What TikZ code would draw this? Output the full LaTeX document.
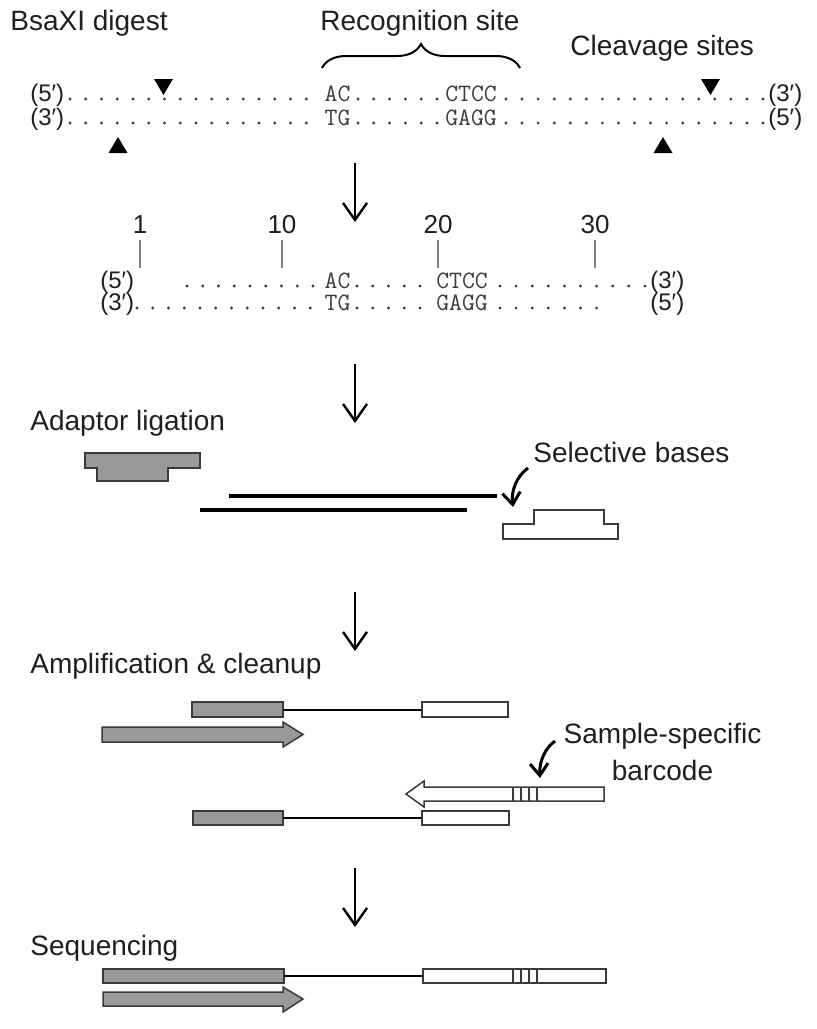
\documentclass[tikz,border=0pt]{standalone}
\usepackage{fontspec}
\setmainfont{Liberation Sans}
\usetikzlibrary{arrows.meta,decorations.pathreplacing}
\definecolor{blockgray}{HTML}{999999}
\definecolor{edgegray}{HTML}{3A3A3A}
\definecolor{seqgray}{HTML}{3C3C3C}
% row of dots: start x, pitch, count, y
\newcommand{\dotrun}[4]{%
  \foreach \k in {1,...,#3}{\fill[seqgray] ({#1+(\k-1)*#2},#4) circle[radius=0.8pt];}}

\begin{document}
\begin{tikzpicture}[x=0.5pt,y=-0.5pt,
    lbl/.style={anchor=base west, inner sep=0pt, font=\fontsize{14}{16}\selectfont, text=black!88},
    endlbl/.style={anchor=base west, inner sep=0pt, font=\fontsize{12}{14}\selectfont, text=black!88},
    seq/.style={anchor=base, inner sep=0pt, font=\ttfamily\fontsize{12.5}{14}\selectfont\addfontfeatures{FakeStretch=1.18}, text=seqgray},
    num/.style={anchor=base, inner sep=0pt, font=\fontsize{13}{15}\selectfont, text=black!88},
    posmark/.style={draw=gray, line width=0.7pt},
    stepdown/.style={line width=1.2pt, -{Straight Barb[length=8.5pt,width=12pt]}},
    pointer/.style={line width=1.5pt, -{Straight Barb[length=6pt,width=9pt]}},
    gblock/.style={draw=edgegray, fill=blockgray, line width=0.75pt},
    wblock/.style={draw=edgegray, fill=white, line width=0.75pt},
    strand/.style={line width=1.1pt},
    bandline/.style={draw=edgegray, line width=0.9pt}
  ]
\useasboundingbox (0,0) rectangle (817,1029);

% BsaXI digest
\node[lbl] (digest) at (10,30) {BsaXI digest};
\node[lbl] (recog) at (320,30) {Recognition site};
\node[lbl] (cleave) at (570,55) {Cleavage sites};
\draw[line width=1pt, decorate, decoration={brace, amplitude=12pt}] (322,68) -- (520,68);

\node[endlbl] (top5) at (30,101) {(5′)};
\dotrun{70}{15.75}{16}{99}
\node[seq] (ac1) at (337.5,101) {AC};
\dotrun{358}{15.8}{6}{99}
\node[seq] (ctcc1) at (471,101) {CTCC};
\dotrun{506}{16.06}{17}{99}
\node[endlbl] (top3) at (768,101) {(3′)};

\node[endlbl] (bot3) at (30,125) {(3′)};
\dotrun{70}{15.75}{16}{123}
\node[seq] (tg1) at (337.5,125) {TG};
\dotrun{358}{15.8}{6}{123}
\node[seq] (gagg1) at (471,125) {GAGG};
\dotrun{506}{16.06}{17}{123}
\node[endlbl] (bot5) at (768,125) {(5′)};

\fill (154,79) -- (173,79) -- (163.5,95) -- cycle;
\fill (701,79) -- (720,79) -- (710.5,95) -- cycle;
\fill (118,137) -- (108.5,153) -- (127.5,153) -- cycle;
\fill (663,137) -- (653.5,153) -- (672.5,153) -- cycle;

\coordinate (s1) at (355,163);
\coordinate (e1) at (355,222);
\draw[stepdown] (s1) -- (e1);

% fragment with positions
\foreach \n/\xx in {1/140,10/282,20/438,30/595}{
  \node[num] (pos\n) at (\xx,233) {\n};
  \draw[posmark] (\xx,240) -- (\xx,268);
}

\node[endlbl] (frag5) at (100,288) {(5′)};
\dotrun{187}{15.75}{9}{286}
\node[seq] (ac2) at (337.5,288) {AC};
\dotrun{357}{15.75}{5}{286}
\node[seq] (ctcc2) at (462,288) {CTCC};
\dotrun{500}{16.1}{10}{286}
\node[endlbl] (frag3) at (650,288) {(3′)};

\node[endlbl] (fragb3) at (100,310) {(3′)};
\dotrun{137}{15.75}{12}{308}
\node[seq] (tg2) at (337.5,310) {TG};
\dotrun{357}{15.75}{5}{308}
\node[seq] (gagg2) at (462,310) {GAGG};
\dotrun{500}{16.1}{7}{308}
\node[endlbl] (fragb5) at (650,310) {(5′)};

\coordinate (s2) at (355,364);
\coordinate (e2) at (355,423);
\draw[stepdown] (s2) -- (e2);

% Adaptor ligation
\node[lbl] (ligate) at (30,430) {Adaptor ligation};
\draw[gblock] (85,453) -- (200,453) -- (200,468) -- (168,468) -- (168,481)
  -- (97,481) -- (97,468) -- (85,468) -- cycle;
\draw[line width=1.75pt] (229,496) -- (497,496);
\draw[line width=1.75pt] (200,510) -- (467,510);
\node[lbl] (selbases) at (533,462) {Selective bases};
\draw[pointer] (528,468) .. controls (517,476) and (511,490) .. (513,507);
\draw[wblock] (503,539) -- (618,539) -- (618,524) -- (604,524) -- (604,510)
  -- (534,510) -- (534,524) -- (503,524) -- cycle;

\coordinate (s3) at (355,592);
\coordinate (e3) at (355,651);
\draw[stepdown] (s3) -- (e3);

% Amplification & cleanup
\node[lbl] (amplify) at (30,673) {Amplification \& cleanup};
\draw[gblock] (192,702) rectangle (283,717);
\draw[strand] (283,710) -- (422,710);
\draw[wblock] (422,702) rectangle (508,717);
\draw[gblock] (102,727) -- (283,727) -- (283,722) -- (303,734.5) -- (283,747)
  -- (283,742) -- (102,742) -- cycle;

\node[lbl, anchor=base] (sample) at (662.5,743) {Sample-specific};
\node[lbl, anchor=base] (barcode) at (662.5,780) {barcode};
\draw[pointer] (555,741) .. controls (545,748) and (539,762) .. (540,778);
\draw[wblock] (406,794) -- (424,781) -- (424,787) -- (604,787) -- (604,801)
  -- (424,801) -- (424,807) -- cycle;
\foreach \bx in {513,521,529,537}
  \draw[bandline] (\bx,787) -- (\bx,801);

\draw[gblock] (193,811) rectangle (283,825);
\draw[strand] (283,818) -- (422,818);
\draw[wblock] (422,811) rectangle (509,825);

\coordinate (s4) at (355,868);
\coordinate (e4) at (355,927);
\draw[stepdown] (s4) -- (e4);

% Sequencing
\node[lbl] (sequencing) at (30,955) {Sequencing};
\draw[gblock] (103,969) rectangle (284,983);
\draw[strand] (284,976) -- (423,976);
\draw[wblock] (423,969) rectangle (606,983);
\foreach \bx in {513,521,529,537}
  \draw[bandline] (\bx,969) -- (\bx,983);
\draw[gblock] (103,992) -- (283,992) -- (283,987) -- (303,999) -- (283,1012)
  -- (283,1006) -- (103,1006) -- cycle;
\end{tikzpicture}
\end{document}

———

> _STATED PROBLEM_:
Repeat the listing above from its first line through the line that contains "(0,0) rectangle (817,1029);", both included, and nothing more. Drop the pictures.

> _SOLUTION TO THIS EXERCISE_:
What TikZ code would draw this? Output the full LaTeX document.
\documentclass[tikz,border=0pt]{standalone}
\usepackage{fontspec}
\setmainfont{Liberation Sans}
\usetikzlibrary{arrows.meta,decorations.pathreplacing}
\definecolor{blockgray}{HTML}{999999}
\definecolor{edgegray}{HTML}{3A3A3A}
\definecolor{seqgray}{HTML}{3C3C3C}
% row of dots: start x, pitch, count, y
\newcommand{\dotrun}[4]{%
  \foreach \k in {1,...,#3}{\fill[seqgray] ({#1+(\k-1)*#2},#4) circle[radius=0.8pt];}}

\begin{document}
\begin{tikzpicture}[x=0.5pt,y=-0.5pt,
    lbl/.style={anchor=base west, inner sep=0pt, font=\fontsize{14}{16}\selectfont, text=black!88},
    endlbl/.style={anchor=base west, inner sep=0pt, font=\fontsize{12}{14}\selectfont, text=black!88},
    seq/.style={anchor=base, inner sep=0pt, font=\ttfamily\fontsize{12.5}{14}\selectfont\addfontfeatures{FakeStretch=1.18}, text=seqgray},
    num/.style={anchor=base, inner sep=0pt, font=\fontsize{13}{15}\selectfont, text=black!88},
    posmark/.style={draw=gray, line width=0.7pt},
    stepdown/.style={line width=1.2pt, -{Straight Barb[length=8.5pt,width=12pt]}},
    pointer/.style={line width=1.5pt, -{Straight Barb[length=6pt,width=9pt]}},
    gblock/.style={draw=edgegray, fill=blockgray, line width=0.75pt},
    wblock/.style={draw=edgegray, fill=white, line width=0.75pt},
    strand/.style={line width=1.1pt},
    bandline/.style={draw=edgegray, line width=0.9pt}
  ]
\useasboundingbox (0,0) rectangle (817,1029);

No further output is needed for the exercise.